A Pakistani doctor who helped the CIA track down Osama bin Laden has been charged with murder in connection with a surgical procedure he performed eight years ago.

Shakil Afridi, 49, is accused of killing a teenage boy during an appendectomy in 2006. The boy died of complications from the surgery but authorities now claim that the doctor was not authorised to perform the operation.

The deceased boy's mother filed a criminal complaint against the doctor, alleging that he was not authorised to operate on her son because he was a physician, not a surgeon. The surgery was performed in Pakistan's remote Khyber tribal area, the doctor's lawyer Samiullah Afridi told AP.

Afridi was arrested in 2012 for high treason by the Khyber Agency court. The charges were initially believed to be in connection with the CIA assault on bin Laden's hideout but the court said that the accusations were linked to his alleged ties with Islamist warlord Mangal Bagh.

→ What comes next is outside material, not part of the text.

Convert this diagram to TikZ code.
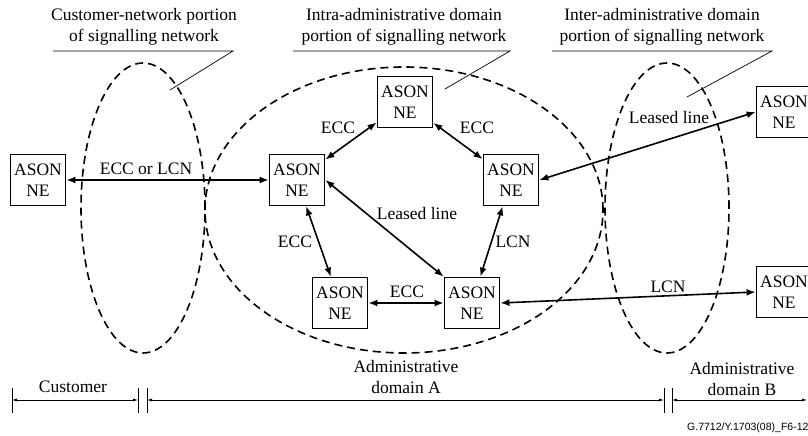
\documentclass[tikz,border=0pt]{standalone}
\usepackage{fontspec}
\setmainfont{Liberation Serif}
\newfontfamily\codefont{Liberation Sans}
\usetikzlibrary{arrows.meta}

\begin{document}
\begin{tikzpicture}[x=1pt,y=-1pt,
    font=\fontsize{17.5}{20.5}\selectfont,
    box/.style={draw,line width=1.8pt,minimum width=55pt,minimum height=51pt,inner sep=1pt,align=center},
    link/.style={{Latex[length=9pt,width=7pt]}-{Latex[length=9pt,width=7pt]},line width=1.6pt},
    portion/.style={line width=1.6pt,dash pattern=on 8pt off 5pt},
    lbl/.style={inner sep=0pt,align=center},
    dim/.style={{Latex[length=5pt,width=3pt]}-{Latex[length=5pt,width=3pt]},line width=0.7pt},
    leader/.style={line width=0.7pt}]
    \useasboundingbox (0,0) rectangle (808,436);

    % portions of the signalling network
    \draw[portion] (143,208) ellipse [x radius=62pt, y radius=145pt];
    \draw[portion] (404,210) ellipse [x radius=199pt, y radius=143pt];
    \draw[portion] (667,208) ellipse [x radius=62pt, y radius=145pt];

    \node[lbl] (tcust) at (144,27) {Customer-network portion\\of signalling network};
    \node[lbl] (tintra) at (404,27) {Intra-administrative domain\\portion of signalling network};
    \node[lbl] (tinter) at (662,27) {Inter-administrative domain\\portion of signalling network};
    \coordinate (u1a) at (53,51);  \coordinate (u1b) at (233,51);  \coordinate (p1) at (170,90);
    \coordinate (u2a) at (293,51); \coordinate (u2b) at (510,51);  \coordinate (p2) at (445,89);
    \coordinate (u3a) at (552,51); \coordinate (u3b) at (772,51);  \coordinate (p3) at (687,97);
    \draw[leader] (u1a) -- (u1b) -- (p1);
    \draw[leader] (u2a) -- (u2b) -- (p2);
    \draw[leader] (u3a) -- (u3b) -- (p3);

    % network elements
    \node[box] (cne) at (38,180) {ASON\\NE};
    \node[box] (top) at (405,102) {ASON\\NE};
    \node[box] (ml) at (297,180) {ASON\\NE};
    \node[box] (mr) at (511,180) {ASON\\NE};
    \node[box] (bl) at (340,303) {ASON\\NE};
    \node[box] (br) at (472,303) {ASON\\NE};
    \node[box] (bne1) at (784,112) {ASON\\NE};
    \node[box] (bne2) at (784,292) {ASON\\NE};

    \draw[link] (cne.east) -- (ml.west);
    \draw[link] (top) -- (ml);
    \draw[link] (top) -- (mr);
    \draw[link] (ml) -- (bl);
    \draw[link] (mr) -- (br);
    \draw[link] (bl) -- (br);
    \draw[link] (ml.east) -- (br.north west);
    \draw[link] (mr.east) -- (bne1.west);
    \draw[link] (br.east) -- (bne2.west);

    \node[lbl] (l1) at (146,169) {ECC or LCN};
    \node[lbl] (l2) at (338,128) {ECC};
    \node[lbl] (l3) at (477,128) {ECC};
    \node[lbl] (l4) at (295,242) {ECC};
    \node[lbl] (l5) at (513,242) {LCN};
    \node[lbl] (l6) at (407,292) {ECC};
    \node[lbl] (l7) at (417,214) {Leased line};
    \node[lbl] (l8) at (669,118) {Leased line};
    \node[lbl] (l9) at (668,287) {LCN};

    % domains
    \coordinate (d0) at (12,400);  \coordinate (d1) at (138,400);
    \coordinate (d2) at (147,400); \coordinate (d3) at (664,400);
    \coordinate (d4) at (672,400); \coordinate (d5) at (807,400);
    \foreach \c in {d0,d1,d2,d3,d4}
        \draw[leader] ([yshift=12pt]\c) -- ([yshift=-13pt]\c);
    \draw[dim] (d0) -- (d1);
    \draw[dim] (d2) -- (d3);
    \draw[dim] (d4) -- (d5);
    \node[lbl] (dcust) at (73,387) {Customer};
    \node[lbl] (da) at (406,377) {Administrative\\domain A};
    \node[lbl] (db) at (742,379) {Administrative\\domain B};

    \node[anchor=west,inner sep=0pt,font=\codefont\fontsize{10.5}{12}\selectfont] (code) at (687,428) {G.7712/Y.1703(08)\_F6-12};
\end{tikzpicture}
\end{document}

Afridi's brother, Jamil Afridi, denied the allegations and claimed that it was Bagh who kidnapped the doctor for ransom.

"My brother didn't do anything against Pakistan," he said. "If he helped the US it was for the benefit of Pakistan. The American government should help us in any way it can."

In August, the doctor's conviction was overturned by the Peshawar judicial commissioner on the grounds that the person who had sentenced Afridi was not authorised to hear the case.

However, he will remain in prison until a new trial is held.

Pakistani authorities claimed that the doctor was not arrested for helping the CIA, even though a report sent to a Pakistani appeals court accused Afridi of working with the CIA in a fake vaccination campaign designed to locate bin Laden in Abbottabad.

DNA Samples

In 2012, senior US officials told CNN that Afridi did work with the US, but was never asked to spy on Pakistan and was only asked to help find bin Laden.

The US has already publicly demanded Afridi's release.

"Pakistan and the United States have a common cause here against terrorism, have a common cause against al-Qaida," US defence secretary Leon Panetta told CBS.

"And for them to take this kind of action against somebody who was helping to go after terrorism is a real mistake on their part."